+++ Stored data +++

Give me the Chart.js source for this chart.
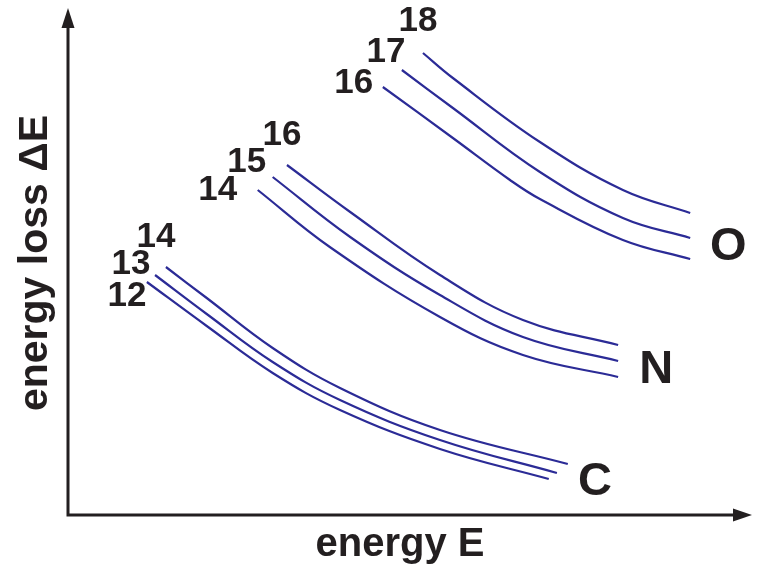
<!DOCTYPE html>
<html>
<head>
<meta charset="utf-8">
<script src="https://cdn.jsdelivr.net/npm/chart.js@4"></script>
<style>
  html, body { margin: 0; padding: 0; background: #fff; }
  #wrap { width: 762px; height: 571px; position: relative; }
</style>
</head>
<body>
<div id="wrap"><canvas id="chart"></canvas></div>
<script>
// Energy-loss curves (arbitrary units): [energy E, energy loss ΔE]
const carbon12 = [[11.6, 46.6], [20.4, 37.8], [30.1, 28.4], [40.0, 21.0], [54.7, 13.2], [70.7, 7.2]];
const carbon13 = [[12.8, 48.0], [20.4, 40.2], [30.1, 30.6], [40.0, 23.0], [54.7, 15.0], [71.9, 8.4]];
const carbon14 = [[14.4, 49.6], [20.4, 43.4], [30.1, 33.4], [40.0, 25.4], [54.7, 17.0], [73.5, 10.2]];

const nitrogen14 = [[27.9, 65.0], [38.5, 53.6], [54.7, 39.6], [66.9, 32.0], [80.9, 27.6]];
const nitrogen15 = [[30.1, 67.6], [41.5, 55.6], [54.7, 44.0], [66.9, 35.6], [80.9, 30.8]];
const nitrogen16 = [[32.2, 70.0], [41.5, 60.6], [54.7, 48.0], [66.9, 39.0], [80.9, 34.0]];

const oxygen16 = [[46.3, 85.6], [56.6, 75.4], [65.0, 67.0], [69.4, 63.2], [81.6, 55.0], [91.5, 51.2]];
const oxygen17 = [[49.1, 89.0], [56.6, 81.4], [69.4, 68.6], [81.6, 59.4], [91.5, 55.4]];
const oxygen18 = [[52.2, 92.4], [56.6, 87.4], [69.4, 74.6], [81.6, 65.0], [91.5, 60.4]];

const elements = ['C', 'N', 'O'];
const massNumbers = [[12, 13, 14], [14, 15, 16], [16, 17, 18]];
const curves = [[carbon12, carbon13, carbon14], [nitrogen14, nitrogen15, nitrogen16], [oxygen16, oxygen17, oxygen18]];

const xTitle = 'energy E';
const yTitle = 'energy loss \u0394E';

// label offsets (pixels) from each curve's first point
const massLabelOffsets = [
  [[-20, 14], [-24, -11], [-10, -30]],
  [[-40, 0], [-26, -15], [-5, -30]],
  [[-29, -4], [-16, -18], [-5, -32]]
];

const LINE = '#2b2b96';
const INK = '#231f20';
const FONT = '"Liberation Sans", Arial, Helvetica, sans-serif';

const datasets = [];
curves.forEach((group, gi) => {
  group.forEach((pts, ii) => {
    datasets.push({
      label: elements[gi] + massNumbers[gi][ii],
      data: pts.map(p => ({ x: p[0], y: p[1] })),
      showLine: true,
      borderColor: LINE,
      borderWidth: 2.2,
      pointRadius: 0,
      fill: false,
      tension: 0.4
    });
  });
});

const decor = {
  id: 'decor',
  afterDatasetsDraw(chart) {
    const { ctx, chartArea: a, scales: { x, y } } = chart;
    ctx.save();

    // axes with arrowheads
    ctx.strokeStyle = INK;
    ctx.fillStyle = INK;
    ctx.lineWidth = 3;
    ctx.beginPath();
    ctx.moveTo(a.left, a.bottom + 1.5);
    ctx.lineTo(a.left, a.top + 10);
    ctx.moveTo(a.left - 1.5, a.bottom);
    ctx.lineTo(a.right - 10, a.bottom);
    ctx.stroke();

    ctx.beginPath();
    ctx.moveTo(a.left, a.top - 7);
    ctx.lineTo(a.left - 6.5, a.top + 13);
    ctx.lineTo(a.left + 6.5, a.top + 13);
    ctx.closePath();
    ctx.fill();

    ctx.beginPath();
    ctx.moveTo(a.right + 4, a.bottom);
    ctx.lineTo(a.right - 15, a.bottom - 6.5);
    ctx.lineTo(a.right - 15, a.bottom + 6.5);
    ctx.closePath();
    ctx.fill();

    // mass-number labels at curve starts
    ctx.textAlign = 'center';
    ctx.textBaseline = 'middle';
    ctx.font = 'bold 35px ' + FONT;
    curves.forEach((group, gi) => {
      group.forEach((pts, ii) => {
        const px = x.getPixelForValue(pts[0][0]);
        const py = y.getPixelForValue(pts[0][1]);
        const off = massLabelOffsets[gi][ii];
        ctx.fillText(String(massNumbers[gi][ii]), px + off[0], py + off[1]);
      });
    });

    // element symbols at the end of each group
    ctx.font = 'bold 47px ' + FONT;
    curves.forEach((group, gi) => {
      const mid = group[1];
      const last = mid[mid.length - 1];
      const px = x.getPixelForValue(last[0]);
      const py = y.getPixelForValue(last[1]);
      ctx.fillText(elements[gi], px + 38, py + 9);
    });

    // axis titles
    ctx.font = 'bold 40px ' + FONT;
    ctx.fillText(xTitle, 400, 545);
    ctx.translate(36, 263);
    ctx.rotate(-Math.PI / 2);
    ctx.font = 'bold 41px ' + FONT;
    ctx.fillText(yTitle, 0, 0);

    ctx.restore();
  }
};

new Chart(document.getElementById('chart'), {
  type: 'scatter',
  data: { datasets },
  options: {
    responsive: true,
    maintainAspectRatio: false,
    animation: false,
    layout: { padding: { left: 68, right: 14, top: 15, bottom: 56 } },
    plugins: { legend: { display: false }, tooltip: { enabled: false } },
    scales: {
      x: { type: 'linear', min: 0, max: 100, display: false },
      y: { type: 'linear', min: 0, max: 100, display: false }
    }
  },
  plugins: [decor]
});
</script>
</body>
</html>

+++

▶ What to produce: Please quote the lines of the material, beginning with the first and ending with the one that contains "17.0], [73.5, 10.2]];", exactly as written and without any pictures.

▶ Exercise output:
Give me the Chart.js source for this chart.
<!DOCTYPE html>
<html>
<head>
<meta charset="utf-8">
<script src="https://cdn.jsdelivr.net/npm/chart.js@4"></script>
<style>
  html, body { margin: 0; padding: 0; background: #fff; }
  #wrap { width: 762px; height: 571px; position: relative; }
</style>
</head>
<body>
<div id="wrap"><canvas id="chart"></canvas></div>
<script>
// Energy-loss curves (arbitrary units): [energy E, energy loss ΔE]
const carbon12 = [[11.6, 46.6], [20.4, 37.8], [30.1, 28.4], [40.0, 21.0], [54.7, 13.2], [70.7, 7.2]];
const carbon13 = [[12.8, 48.0], [20.4, 40.2], [30.1, 30.6], [40.0, 23.0], [54.7, 15.0], [71.9, 8.4]];
const carbon14 = [[14.4, 49.6], [20.4, 43.4], [30.1, 33.4], [40.0, 25.4], [54.7, 17.0], [73.5, 10.2]];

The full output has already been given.